* Directions for this task
Please give the listing again, word for word, with nothing left out.

* Available data
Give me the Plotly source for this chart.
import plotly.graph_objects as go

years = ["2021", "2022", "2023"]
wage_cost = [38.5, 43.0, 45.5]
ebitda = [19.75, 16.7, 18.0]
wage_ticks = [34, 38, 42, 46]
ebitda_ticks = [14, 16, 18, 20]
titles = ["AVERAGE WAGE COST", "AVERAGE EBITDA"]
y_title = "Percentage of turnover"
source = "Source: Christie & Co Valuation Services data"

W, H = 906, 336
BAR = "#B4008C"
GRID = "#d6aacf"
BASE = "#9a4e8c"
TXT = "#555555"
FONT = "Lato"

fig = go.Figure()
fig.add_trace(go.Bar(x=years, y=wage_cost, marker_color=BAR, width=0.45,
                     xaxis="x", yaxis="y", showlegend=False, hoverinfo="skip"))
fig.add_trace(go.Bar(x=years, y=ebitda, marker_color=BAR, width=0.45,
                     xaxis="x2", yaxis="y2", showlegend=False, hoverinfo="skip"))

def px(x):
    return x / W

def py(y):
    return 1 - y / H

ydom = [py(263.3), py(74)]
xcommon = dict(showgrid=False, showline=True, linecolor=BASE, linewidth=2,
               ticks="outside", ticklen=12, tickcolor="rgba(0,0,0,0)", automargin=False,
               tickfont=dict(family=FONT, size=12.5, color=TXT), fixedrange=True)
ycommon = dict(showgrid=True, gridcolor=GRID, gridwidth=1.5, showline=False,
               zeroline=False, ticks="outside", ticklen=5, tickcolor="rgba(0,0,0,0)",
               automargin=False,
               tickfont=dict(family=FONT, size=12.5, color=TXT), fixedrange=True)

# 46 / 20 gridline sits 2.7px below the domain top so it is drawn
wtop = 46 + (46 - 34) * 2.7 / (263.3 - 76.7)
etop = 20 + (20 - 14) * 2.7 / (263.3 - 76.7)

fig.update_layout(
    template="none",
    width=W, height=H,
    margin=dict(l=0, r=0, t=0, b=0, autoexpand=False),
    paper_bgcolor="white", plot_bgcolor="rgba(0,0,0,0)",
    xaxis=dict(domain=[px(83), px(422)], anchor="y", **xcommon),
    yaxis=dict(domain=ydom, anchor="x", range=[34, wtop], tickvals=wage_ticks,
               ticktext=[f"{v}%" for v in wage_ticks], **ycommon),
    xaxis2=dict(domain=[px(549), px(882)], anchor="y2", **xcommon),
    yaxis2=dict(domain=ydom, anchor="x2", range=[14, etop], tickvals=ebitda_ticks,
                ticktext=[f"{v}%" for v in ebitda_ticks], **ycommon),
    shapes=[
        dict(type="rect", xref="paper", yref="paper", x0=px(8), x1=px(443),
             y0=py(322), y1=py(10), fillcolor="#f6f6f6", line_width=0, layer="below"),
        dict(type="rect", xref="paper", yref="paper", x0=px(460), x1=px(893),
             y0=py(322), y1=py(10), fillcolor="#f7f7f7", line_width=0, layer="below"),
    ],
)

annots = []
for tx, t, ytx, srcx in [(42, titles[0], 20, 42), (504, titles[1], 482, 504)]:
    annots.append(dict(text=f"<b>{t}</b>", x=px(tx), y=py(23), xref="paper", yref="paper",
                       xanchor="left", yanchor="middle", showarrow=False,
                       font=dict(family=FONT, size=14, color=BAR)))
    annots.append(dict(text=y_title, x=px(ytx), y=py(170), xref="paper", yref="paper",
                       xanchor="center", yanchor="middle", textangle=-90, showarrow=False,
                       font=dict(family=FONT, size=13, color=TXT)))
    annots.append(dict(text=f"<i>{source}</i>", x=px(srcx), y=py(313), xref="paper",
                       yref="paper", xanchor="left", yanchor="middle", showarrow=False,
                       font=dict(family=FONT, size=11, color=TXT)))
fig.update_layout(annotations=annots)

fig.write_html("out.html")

* Task solution
Give me the Plotly source for this chart.
import plotly.graph_objects as go

years = ["2021", "2022", "2023"]
wage_cost = [38.5, 43.0, 45.5]
ebitda = [19.75, 16.7, 18.0]
wage_ticks = [34, 38, 42, 46]
ebitda_ticks = [14, 16, 18, 20]
titles = ["AVERAGE WAGE COST", "AVERAGE EBITDA"]
y_title = "Percentage of turnover"
source = "Source: Christie & Co Valuation Services data"

W, H = 906, 336
BAR = "#B4008C"
GRID = "#d6aacf"
BASE = "#9a4e8c"
TXT = "#555555"
FONT = "Lato"

fig = go.Figure()
fig.add_trace(go.Bar(x=years, y=wage_cost, marker_color=BAR, width=0.45,
                     xaxis="x", yaxis="y", showlegend=False, hoverinfo="skip"))
fig.add_trace(go.Bar(x=years, y=ebitda, marker_color=BAR, width=0.45,
                     xaxis="x2", yaxis="y2", showlegend=False, hoverinfo="skip"))

def px(x):
    return x / W

def py(y):
    return 1 - y / H

ydom = [py(263.3), py(74)]
xcommon = dict(showgrid=False, showline=True, linecolor=BASE, linewidth=2,
               ticks="outside", ticklen=12, tickcolor="rgba(0,0,0,0)", automargin=False,
               tickfont=dict(family=FONT, size=12.5, color=TXT), fixedrange=True)
ycommon = dict(showgrid=True, gridcolor=GRID, gridwidth=1.5, showline=False,
               zeroline=False, ticks="outside", ticklen=5, tickcolor="rgba(0,0,0,0)",
               automargin=False,
               tickfont=dict(family=FONT, size=12.5, color=TXT), fixedrange=True)

# 46 / 20 gridline sits 2.7px below the domain top so it is drawn
wtop = 46 + (46 - 34) * 2.7 / (263.3 - 76.7)
etop = 20 + (20 - 14) * 2.7 / (263.3 - 76.7)

fig.update_layout(
    template="none",
    width=W, height=H,
    margin=dict(l=0, r=0, t=0, b=0, autoexpand=False),
    paper_bgcolor="white", plot_bgcolor="rgba(0,0,0,0)",
    xaxis=dict(domain=[px(83), px(422)], anchor="y", **xcommon),
    yaxis=dict(domain=ydom, anchor="x", range=[34, wtop], tickvals=wage_ticks,
               ticktext=[f"{v}%" for v in wage_ticks], **ycommon),
    xaxis2=dict(domain=[px(549), px(882)], anchor="y2", **xcommon),
    yaxis2=dict(domain=ydom, anchor="x2", range=[14, etop], tickvals=ebitda_ticks,
                ticktext=[f"{v}%" for v in ebitda_ticks], **ycommon),
    shapes=[
        dict(type="rect", xref="paper", yref="paper", x0=px(8), x1=px(443),
             y0=py(322), y1=py(10), fillcolor="#f6f6f6", line_width=0, layer="below"),
        dict(type="rect", xref="paper", yref="paper", x0=px(460), x1=px(893),
             y0=py(322), y1=py(10), fillcolor="#f7f7f7", line_width=0, layer="below"),
    ],
)

annots = []
for tx, t, ytx, srcx in [(42, titles[0], 20, 42), (504, titles[1], 482, 504)]:
    annots.append(dict(text=f"<b>{t}</b>", x=px(tx), y=py(23), xref="paper", yref="paper",
                       xanchor="left", yanchor="middle", showarrow=False,
                       font=dict(family=FONT, size=14, color=BAR)))
    annots.append(dict(text=y_title, x=px(ytx), y=py(170), xref="paper", yref="paper",
                       xanchor="center", yanchor="middle", textangle=-90, showarrow=False,
                       font=dict(family=FONT, size=13, color=TXT)))
    annots.append(dict(text=f"<i>{source}</i>", x=px(srcx), y=py(313), xref="paper",
                       yref="paper", xanchor="left", yanchor="middle", showarrow=False,
                       font=dict(family=FONT, size=11, color=TXT)))
fig.update_layout(annotations=annots)

fig.write_html("out.html")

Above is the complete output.